Heard's view of the human situation when he wrote this book was justifiably grim. Hitler, Mussolini, and Stalin were at the peak of their power. World War II was imminent and according to Heard's own estimate,


"Man is cut off from any union with, or insight into reality. Hence he creates the analytic, mechanistic science which today gives him infinite means and no ends, unlimited powers and no sanctions. At length he can only perceive with general despair what at the beginning he wished to believe from private greed—a world which is completely amoral and yields its unlimited resources to those least trammeled by tabus."


But if Heard skirted despair, he never embraced it. A chapter heading, "The Historic Evidence for the Evolution of Consciousness," gives some indication of the books hopeful, wide-ranging thrust.


Like Huston Smith, I too first encountered Pain, Sex and Time many decades ago. In my case, as a young naval officer waiting to be shipped overseas in World War II. That encounter was also a life-changing moment for me. Now, though well into old age, I still feel the excitement of Heard's message. It is my hope that the youth of a new age every bit as threatening and chaotic as the one I faced in the 1940s will find in these pages an illuminating vision of where the human race came from and where it might still aspire to go.


"The mind is effected and agitated...first there are bewilderments, labourings, wanderings, darkness, then horror and trembling. This passes and a divine light displays itself."


True when spoken by an anonymous Greek youth millennia ago. True when Heard quoted it in this challenging book. True now.


*         *          *          *         *          *          *


Marvin Barrett (1920-2006) led an esteemed career as author of 14 books and editor of several noted magazines. For 16 years he served as senior lecturer at the Columbia University School of Journalism, and he was founding director of its prestigious Alfred I. DuPont Survey and Awards in Broadcast Journalism. After his retirement he was for many years a senior editor at Parabola magazine.

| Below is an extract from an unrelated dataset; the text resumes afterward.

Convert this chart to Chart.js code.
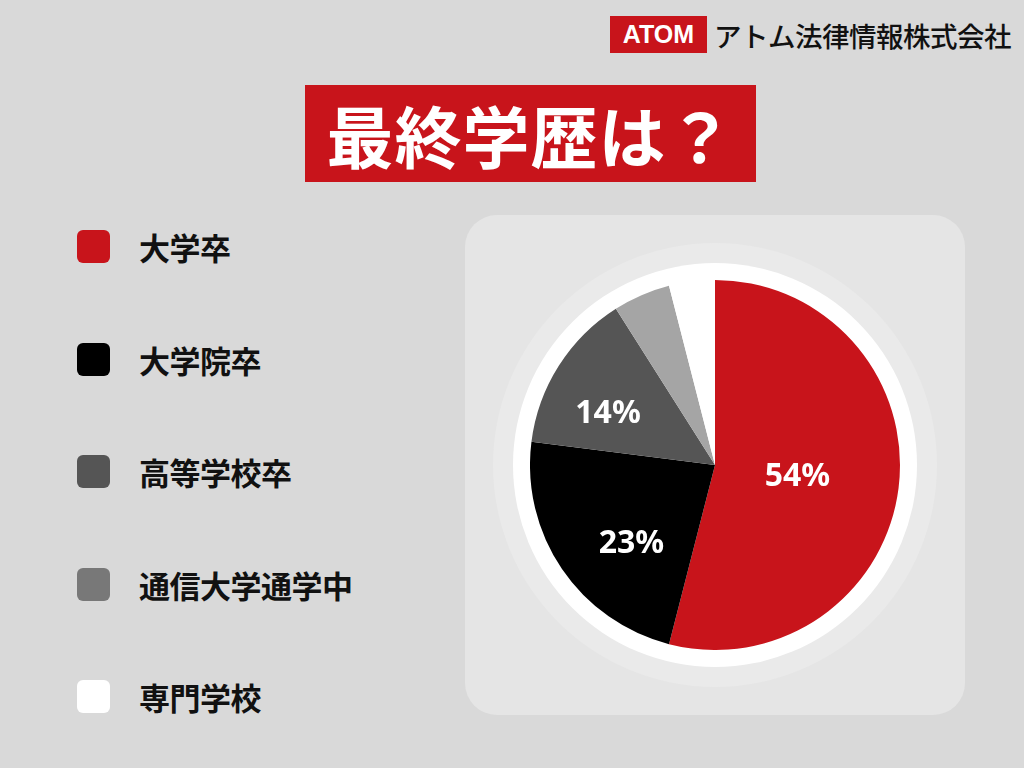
<!DOCTYPE html>
<html lang="ja">
<head>
<meta charset="utf-8">
<script src="https://cdn.jsdelivr.net/npm/chart.js@4/dist/chart.umd.min.js"></script>
<style>
  html, body { margin: 0; padding: 0; }
  body { width: 1024px; height: 768px; background: #d9d9d9; position: relative; overflow: hidden;
         font-family: "Noto Sans CJK JP", "Noto Sans", sans-serif; }
  .brand { position: absolute; left: 610px; top: 16px; height: 37px; display: flex; align-items: center; }
  .brand .atom { background: #c8141b; color: #fff; font: 900 25px "Liberation Sans", Arial, sans-serif;
                 height: 37px; width: 97px; display: flex; align-items: center; justify-content: center; }
  .brand .name { margin-left: 7px; font-size: 27.5px; font-weight: 500; color: #111; letter-spacing: -0.5px; }
  .title { position: absolute; left: 305px; top: 85px; width: 451px; height: 97px; background: #c8141b;
           color: #fff; font-size: 67px; font-weight: 700; display: flex; align-items: center; justify-content: center;
           letter-spacing: 1px; }
  .legend { position: absolute; left: 77px; top: 0; }
  .legend .row { position: absolute; left: 0; display: flex; align-items: center; white-space: nowrap; }
  .legend .box { width: 33px; height: 33px; border-radius: 6px; }
  .legend .lbl { margin-left: 29px; font-size: 31px; font-weight: 700; color: #111; letter-spacing: -0.5px; }
  .panel { position: absolute; left: 465px; top: 215px; width: 500px; height: 500px; background: #e5e5e5; border-radius: 32px; }
  .ring1 { position: absolute; left: 493px; top: 243px; width: 444px; height: 444px; border-radius: 50%; background: #eaeaea; }
  .ring2 { position: absolute; left: 513px; top: 263px; width: 404px; height: 404px; border-radius: 50%; background: #fff; }
  .pie { position: absolute; left: 530px; top: 280px; width: 370px; height: 370px; }
</style>
</head>
<body>
<div class="brand"><div class="atom">ATOM</div><div class="name">アトム法律情報株式会社</div></div>
<div class="title">最終学歴は？</div>
<div class="legend" id="legend"></div>
<div class="panel"></div>
<div class="ring1"></div>
<div class="ring2"></div>
<div class="pie"><canvas id="pie" width="370" height="370"></canvas></div>
<script>
const categories = ["大学卒", "大学院卒", "高等学校卒", "通信大学通学中", "専門学校"];
const shares = [54, 23, 14, 5, 4];
const sliceColors = ["#c8141b", "#000000", "#555555", "#a5a5a5", "#ffffff"];
const legendColors = ["#c8141b", "#000000", "#555555", "#787878", "#ffffff"];
const shownLabels = ["54%", "23%", "14%", "", ""];

const $ = (s) => document.querySelector(s);

// 凡例
$("#legend").innerHTML = categories.map((c, i) => `
  <div class="row" style="top:${224 + i * 112.5}px">
    <span class="box" style="background:${legendColors[i]}"></span>
    <span class="lbl">${c}</span>
  </div>`).join("");

// ラベル位置の微調整 [半径比, 角度ずれ(度)]
const labelTweak = [[0.45, 1], [0.62, -9], [0.64, -7]];

const pctLabels = {
  id: "pctLabels",
  afterDatasetsDraw(chart) {
    const ctx = chart.ctx;
    const meta = chart.getDatasetMeta(0);
    ctx.save();
    ctx.fillStyle = "#fff";
    ctx.font = "700 32px 'Noto Sans', sans-serif";
    ctx.textAlign = "center";
    ctx.textBaseline = "middle";
    meta.data.forEach((arc, i) => {
      if (!shownLabels[i]) return;
      const t = labelTweak[i] || [0.6, 0];
      const a = (arc.startAngle + arc.endAngle) / 2 + t[1] * Math.PI / 180;
      const r = arc.outerRadius * t[0];
      ctx.fillText(shownLabels[i], arc.x + Math.cos(a) * r, arc.y + Math.sin(a) * r);
    });
    ctx.restore();
  }
};

new Chart($("#pie"), {
  type: "pie",
  data: {
    labels: categories,
    datasets: [{ data: shares, backgroundColor: sliceColors, borderWidth: 0, hoverOffset: 0 }]
  },
  options: {
    responsive: false,
    animation: false,
    layout: { padding: 0 },
    plugins: { legend: { display: false }, tooltip: { enabled: false } }
  },
  plugins: [pctLabels]
});
</script>
</body>
</html>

This originally appeared in the Spring 2005 edition of Parabola. Copyright © 2005 by Parabola Magazine. All Rights Reserved. Reprinted by kind permission of Parabola.


PAIN, SEX AND TIME is available for purchase at the sites below:


Barnes & Noble

Bodhi Tree


Vedanta Press















PAIN, SEX AND TIME was the favorite book of legendary screen icon James Dean.*















* James Dean: The Mutant King by David Dalton, Straight Arrow Books, 1974, p. 263.

Reviews of



Aldous Huxley

"Gerald Heard's book represents a significant attempt to reinterpret in contemporary terms and in the light of modern knowledge the teachings, practical no less than theoretical, of the traditional religious philosophies, with their profound optimism about human potentialities, their empirically justified pessimism about man and society as they mostly are and have been. At a moment like the present, when the humanistic philosophy of progress is revealing itself as hopelessly unrealistic, and when ever-increasing numbers of reflective people are sinking through bewilderment into despair, the publication of Pain, Sex and Time seems particularly opportune."


Professor Huston Smith from his Foreword to the 2004 edition of Pain, Sex and Time

"Overnight, the book in hand converted me from the scientific worldview to the vaster world of the mystics. I applaud the decision to bring this book back into print."


E. M. Forster in The Listener

"One could spend all one's time praising the book but that is not what the writer wants. He wants to help the human race. These are the problems to which he brings his selflessness, his erudition, his great intellectual powers."


Dr. (Hon.) Rhea A. White

"Although published in 1939, this book was way ahead of its time. It should attract a large readership in this third millennium whose minds it will open to new ways of thinking about pain, sex, time, and a leading-edge spirituality that may just now be coming into its own."


Michael Murphy

"Gerald Heard was a prime catalyst in the founding of Esalen. Heard’s evolutionary mysticism, as encapsulated in Pain, Sex and Time, represents the basic worldview that I believe is trying to emerge in the world today. I am very pleased to see this book re-issued, and I heartily recommend it as a classic that has stood the test of time."


Harry Allen Overstreet

"Exciting reading to any one who has learned to despair of what we have liked to call our human achievements."


Marvin Barrett in Parabola

"It is my hope that the youth of a new age every bit as threatening and chaotic as the one I faced in the 1940s will find in these pages an illuminating vision of where the human race came from and where it might still aspire to go."